An Audio Experience to Reimagine the Future of Agriculture for the Future of Humanity

CHALLENGE

Increase awareness of Bayer beyond the creators of Aspirin, and explore new formats for the brand to expand reach and enhance company reputation.

SOLUTION

To help shape new perceptions of Bayer, we created The Tomorrow Farm, a podcast series that tells the stories of Bayer innovators and stakeholders who are reducing the effects of climate change through their nonprofit and academic networks.

SERVICES

identity system design

documentary

photography

primary research

user experience strategy

RESULTS
73%
engagement rate
#65
in the science category on Apple Podcasts TopCharts in its first week
The podcast was supported with a landing page, social content and a robust paid media campaign resulting in a 73% engagement rate. It reached #65 in the science category on Apple Podcasts TopCharts in its first week, and has been downloaded in 46 countries.

“In all of my time at Bayer, this is one of the best examples we’ve done of showing examples of how agriculture helps the world. These episodes cover the breadth of agriculture in a way that is unlike anything we have done.”

HOW IT HAPPENED

Farming is so fundamental — and for some of us, so invisible — that many people have long since decided it doesn’t concern them.

But some topics seem to turn everyone’s head: dwindling resources, climate change, biodiversity, social equity. 

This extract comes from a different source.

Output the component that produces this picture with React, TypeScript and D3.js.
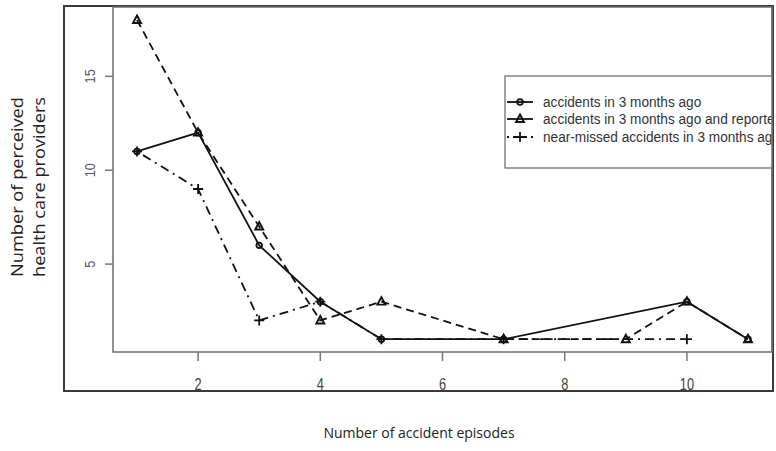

It turns out, smarter, cleaner and, in some cases, more urban farms are offering unexpected solutions to the problems we all want solved.

We’ve been helping Bayer Crop Science tell this story in different ways for years, but we needed to make it easier for laypeople to absorb. How could we explore storytelling in a new way for the brand that could shift perception so subtly that the audience might not even notice we were doing it? With a podcast that cleverly tucked agriculture into a bigger, more relatable story.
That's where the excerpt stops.